The Cougars claimed the MPSF Tournament title and got their revenge by sweeping Lewis in the NCAA semifinals at Hawaii’s Stan Sheriff Center. BYU faced an athletic Long Beach State team in the finals. After splitting the first two sets, BYU trailed 10-6 in Set 5. Moreno and his teammates rallied and fought off three Long Beach State championship points before winning 17-15 to earn the national title.

Moreno said he believes Olmstead and assistant Luka Slabe, who won a national title with the Cougars in 2001, bring the right experience to push BYU to the finals again this season.

“I’m really stoked for them,” Moreno said. “I really think the mindset that Luka and Shawn have, they have led this young team to things I don’t think they believed they could do,” Moreno said. “Luka and Shawn have been there. What they are doing over there is bigger than just one volleyball game. It’s about representing a team that’s legendary. What about pride? What about having that ‘Y’ on our chest? That’s how I see it. It’s a really big deal to hang another banner in the Fieldhouse.”

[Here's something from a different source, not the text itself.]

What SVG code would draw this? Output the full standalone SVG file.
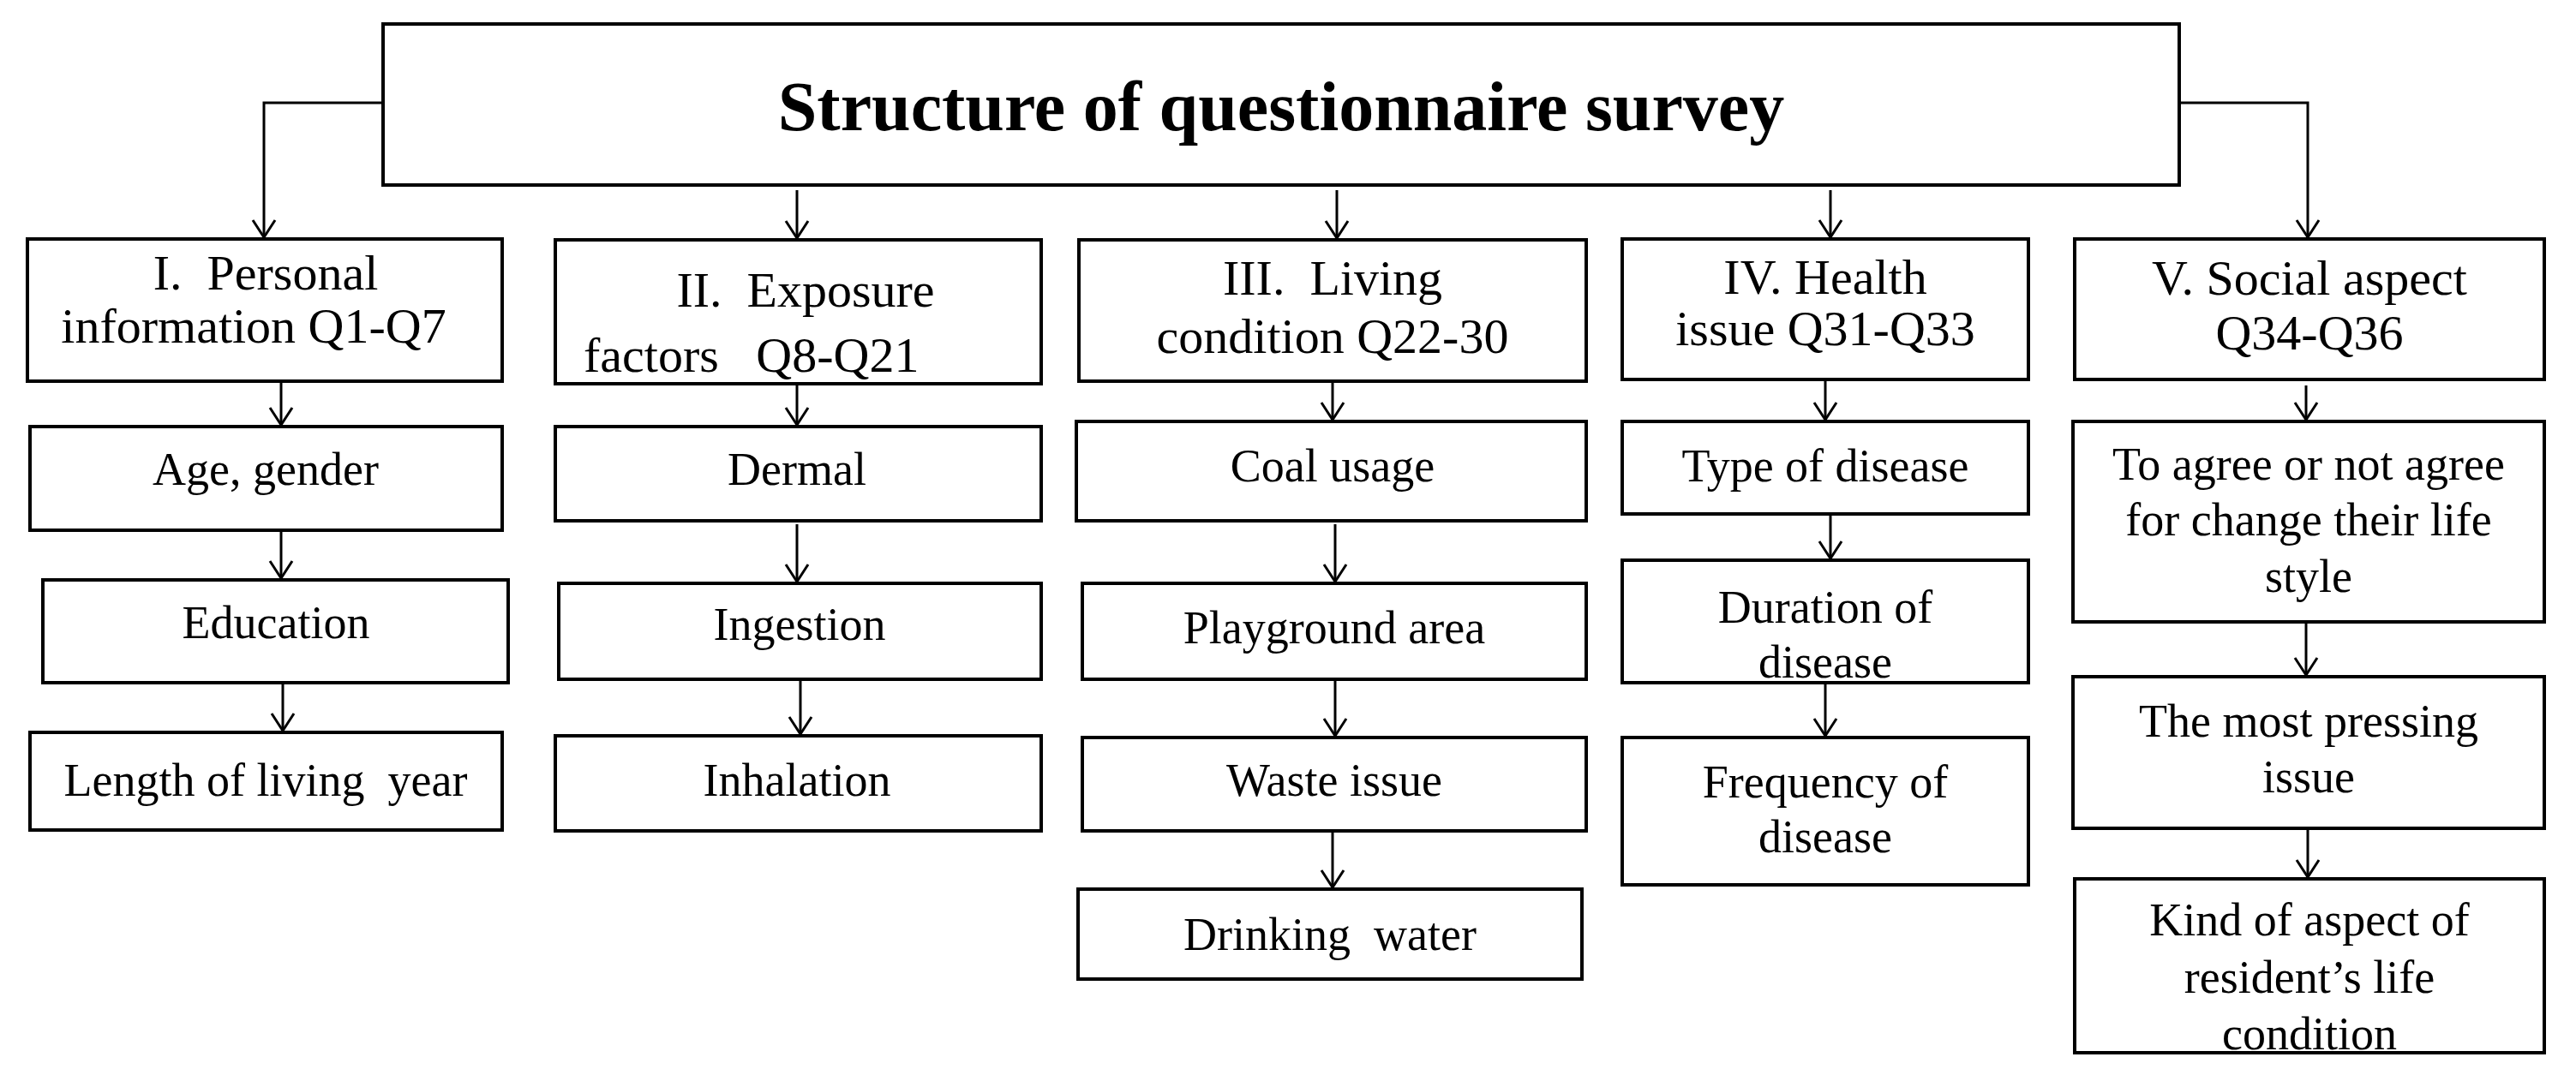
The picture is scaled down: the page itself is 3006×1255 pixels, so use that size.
<svg xmlns="http://www.w3.org/2000/svg" width="3006" height="1255" viewBox="0 0 3006 1255">
<style>
rect{fill:#fff;stroke:#000;stroke-width:4}
text{font-family:"Liberation Serif","Times New Roman",serif;fill:#000;text-anchor:middle;white-space:pre}
.h{font-size:58px}
.b{font-size:54px}
.t{font-size:82px;font-weight:bold}
#connectors path{fill:none;stroke:#000;stroke-width:3}
</style>
<defs><marker id="a" markerWidth="30" markerHeight="30" refX="28" refY="15" orient="auto" markerUnits="userSpaceOnUse" viewBox="0 0 30 30"><polyline points="8,2 28,15 8,28" fill="none" stroke="#000" stroke-width="3"/></marker></defs>
<rect width="3006" height="1255" style="fill:#fff;stroke:none"/>
<g id="connectors">
<path d="M447 120H308V277" marker-end="url(#a)"/>
<path d="M2543 120H2693V277" marker-end="url(#a)"/>
<path d="M930 222V278" marker-end="url(#a)"/>
<path d="M1560 222V278" marker-end="url(#a)"/>
<path d="M2136 222V277" marker-end="url(#a)"/>
<path d="M328 447V496" marker-end="url(#a)"/>
<path d="M328 621V675" marker-end="url(#a)"/>
<path d="M330 795V853" marker-end="url(#a)"/>
<path d="M930 450V496" marker-end="url(#a)"/>
<path d="M930 612V679" marker-end="url(#a)"/>
<path d="M934 795V857" marker-end="url(#a)"/>
<path d="M1555 447V490" marker-end="url(#a)"/>
<path d="M1558 612V679" marker-end="url(#a)"/>
<path d="M1558 795V859" marker-end="url(#a)"/>
<path d="M1555 972V1036" marker-end="url(#a)"/>
<path d="M2130 445V490" marker-end="url(#a)"/>
<path d="M2136 602V652" marker-end="url(#a)"/>
<path d="M2130 799V859" marker-end="url(#a)"/>
<path d="M2691 450V490" marker-end="url(#a)"/>
<path d="M2691 728V788" marker-end="url(#a)"/>
<path d="M2693 969V1024" marker-end="url(#a)"/>
</g>
<g id="title"><rect x="447" y="28" width="2096" height="188"/><text class="t" x="1495" y="152">Structure of questionnaire survey</text></g>
<g id="h1"><rect x="32" y="279" width="554" height="166"/><text class="h" x="310" y="338">I.  Personal</text><text class="h" x="296" y="400">information Q1-Q7</text></g>
<g id="n1a"><rect x="35" y="498" width="551" height="121"/><text class="b" x="310" y="566">Age, gender</text></g>
<g id="n1b"><rect x="50" y="677" width="543" height="120"/><text class="b" x="322" y="745">Education</text></g>
<g id="n1c"><rect x="35" y="855" width="551" height="114"/><text class="b" x="310" y="929">Length of living  year</text></g>
<g id="h2"><rect x="648" y="280" width="567" height="168"/><text class="h" x="940" y="358">II.  Exposure</text><text class="h" x="681" y="434" style="text-anchor:start">factors   Q8-Q21</text></g>
<g id="n2a"><rect x="648" y="498" width="567" height="110"/><text class="b" x="930" y="566">Dermal</text></g>
<g id="n2b"><rect x="652" y="681" width="563" height="112"/><text class="b" x="933" y="747">Ingestion</text></g>
<g id="n2c"><rect x="648" y="859" width="567" height="111"/><text class="b" x="930" y="929">Inhalation</text></g>
<g id="h3"><rect x="1259" y="280" width="592" height="165"/><text class="h" x="1555" y="344">III.  Living</text><text class="h" x="1555" y="412">condition Q22-30</text></g>
<g id="n3a"><rect x="1256" y="492" width="595" height="116"/><text class="b" x="1555" y="562">Coal usage</text></g>
<g id="n3b"><rect x="1263" y="681" width="588" height="112"/><text class="b" x="1557" y="751">Playground area</text></g>
<g id="n3c"><rect x="1263" y="861" width="588" height="109"/><text class="b" x="1557" y="929">Waste issue</text></g>
<g id="n3d"><rect x="1258" y="1038" width="588" height="105"/><text class="b" x="1552" y="1109">Drinking  water</text></g>
<g id="h4"><rect x="1893" y="279" width="474" height="164"/><text class="h" x="2130" y="343">IV. Health</text><text class="h" x="2130" y="403">issue Q31-Q33</text></g>
<g id="n4a"><rect x="1893" y="492" width="474" height="108"/><text class="b" x="2130" y="562">Type of disease</text></g>
<g id="n4b"><rect x="1893" y="654" width="474" height="143"/><text class="b" x="2130" y="727">Duration of</text><text class="b" x="2130" y="791">disease</text></g>
<g id="n4c"><rect x="1893" y="861" width="474" height="172"/><text class="b" x="2130" y="931">Frequency of</text><text class="b" x="2130" y="995">disease</text></g>
<g id="h5"><rect x="2421" y="279" width="548" height="164"/><text class="h" x="2695" y="344">V. Social aspect</text><text class="h" x="2695" y="408">Q34-Q36</text></g>
<g id="n5a"><rect x="2419" y="492" width="550" height="234"/><text class="b" x="2694" y="560">To agree or not agree</text><text class="b" x="2694" y="625">for change their life</text><text class="b" x="2694" y="691">style</text></g>
<g id="n5b"><rect x="2419" y="790" width="550" height="177"/><text class="b" x="2694" y="860">The most pressing</text><text class="b" x="2694" y="925">issue</text></g>
<g id="n5c"><rect x="2421" y="1026" width="548" height="203"/><text class="b" x="2695" y="1092">Kind of aspect of</text><text class="b" x="2695" y="1159">resident’s life</text><text class="b" x="2695" y="1225">condition</text></g>
</svg>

After his professional career ended, Moreno was a graduate assistant with the Southern Miss women’s volleyball program for a year before joining Sanja Tomasevic’s staff at Arizona State. Ironically, Tomasevic replaced another former Cougar, Jason Watson, who left for the head job at Arkansas.

Moreno said he’s happy in Tempe but would one day like to give back to the Cougar program.

“I have this thing about BYU,” he said. “It’s my alma mater. BYU changed my life in a way that I will be forever grateful for. It was the hardest but best thing I did in my life. It all goes back to Carl and how much he influenced our lives. He inspired so many people to become coaches and change young people’s lives.”